What is The Home Buyer's Dilemma: Interest Rates vs. Waiting It Out?
There's a version of the current housing market that's a cautionary tale, and a version that's just a market. Both are true, and which one you're living depends almost entirely on when you bought your last home.
Mortgage rates hit a 23-year high in October 2023 at 7.79% on a 30-year fixed loan. They've since come down — Freddie Mac's Primary Mortgage Market Survey shows the 30-year rate at 6.48% in late March 2026 following Federal Reserve rate cut signals — but 'down from 7.79%' and 'affordable' are not the same thing. In 2021, the same loan cost 2.98%. The monthly payment difference on a $400,000 loan between 2.98% and 6.48% is approximately $780 per month. That's a real car payment, every month, for 30 years.
**The lock-in effect is still strangling supply**
Here's the structural problem: roughly 70% of homeowners with mortgages have rates below 4%, locked in during the 2020-2022 window. Selling means giving up that rate and taking a new one — effectively a 2-3% penalty on their replacement purchase. As long as rates remain elevated, these owners are rationally locked in. Inventory stays low. Prices stay high. First-time buyers compete for a thin supply at rates three times what their parents paid.
The National Association of Realtors reports existing home sales in early 2026 running at an annualized 4.1 million units — roughly half the pace of the 2021 peak. This is not a broken market; it's a frozen one. Low transaction volume with stable-to-rising prices.
**The waiting calculation**
The argument for waiting goes like this: if the Fed cuts rates meaningfully through 2026, mortgage rates fall, affordability improves, and you buy at a lower monthly payment. This is mathematically correct but misses two things.
First, the competition dynamic. Right now, buyers are constrained by affordability. If rates fall to 5.5% — a scenario some forecasters project for late 2026 — every buyer currently on the sidelines re-enters simultaneously. Prices often rise enough to capture a significant portion of the rate improvement. The monthly payment savings may be smaller than the rate drop implies.

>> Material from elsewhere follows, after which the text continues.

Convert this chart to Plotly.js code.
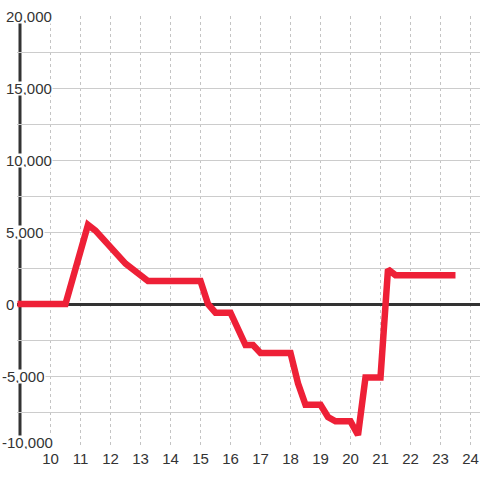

Second, the time cost. Each year of renting is a year of building equity in someone else's asset. In high-rent markets, the monthly cash outlay for renting versus buying is now nearly equivalent — you're paying for optionality, not saving money.
**The argument for buying now**
If you plan to own for 7+ years, the rate environment matters less than the purchase price and your ability to refinance. Rates will eventually decline; your purchase price is locked. Buying at $500,000 at 6.5% with the ability to refinance to 4.5% in three years produces a better long-term outcome than buying at $550,000 at 4.5% if prices rise to capture the rate improvement.
This logic only holds if you can comfortably afford the current payment — not 'if rates fall, I'll be comfortable.' Betting on a future refinance is legitimate, but it requires margin for error.
To run the actual numbers for your specific situation — purchase price, down payment, rate scenarios, and total cost of ownership over different time horizons — use the mortgage calculator at [mortgage.thicket.sh](https://mortgage.thicket.sh). It's the clearest way to see how much the rate vs. wait decision costs in dollars rather than percentages.
**The honest framework**
The buy-or-wait question is only answerable with personal parameters. It requires your actual rent, available down payment, how long you'll stay, income stability, and your psychological relationship with financial risk. National narratives about the housing market tell you almost nothing about whether buying is right for you specifically.
What the data does tell you: affordability has not materially improved since the 2023 peak. Prices remain elevated. Rates have declined but not to 2021 levels. First-time buyers remain at a structural disadvantage relative to existing owners and investors. The lock-in effect means inventory relief, when it comes, will arrive gradually.
The most dangerous position is waiting indefinitely under the assumption that conditions will become clearly, unambiguously better. They may not. The housing market in 2026 is uncomfortable for buyers — but 'uncomfortable' and 'wrong time to buy' are not the same thing.
Origin
The home buyer affordability crisis became mainstream conversation after mortgage rates crossed 7% in late 2023 — a level not seen since 2000. For potential first-time buyers who had only experienced the sub-4% rate environment of 2012-2022, the sticker shock was significant. The 'lock-in effect' — existing homeowners staying put to preserve low rates — was identified as a structural supply constraint in multiple analyses through 2024-2025. Freddie Mac's Primary Mortgage Market Survey provides the authoritative weekly rate data that underpins most media coverage of the topic.
Timeline
Why Is This Trending Now?
The home buying question is perennially searched but spikes with every Fed communication. March 2026's rate cut signals drove a fresh wave of 'should I buy a house now' queries. Simultaneously, millennial home-buying pressure is increasing — the largest millennial cohort (born 1990-1992) is now in their mid-30s, the historically peak homebuying demographic, creating structural demand even at elevated prices. The 'loud budgeting' trend on social media has kept housing affordability discourse in continuous circulation.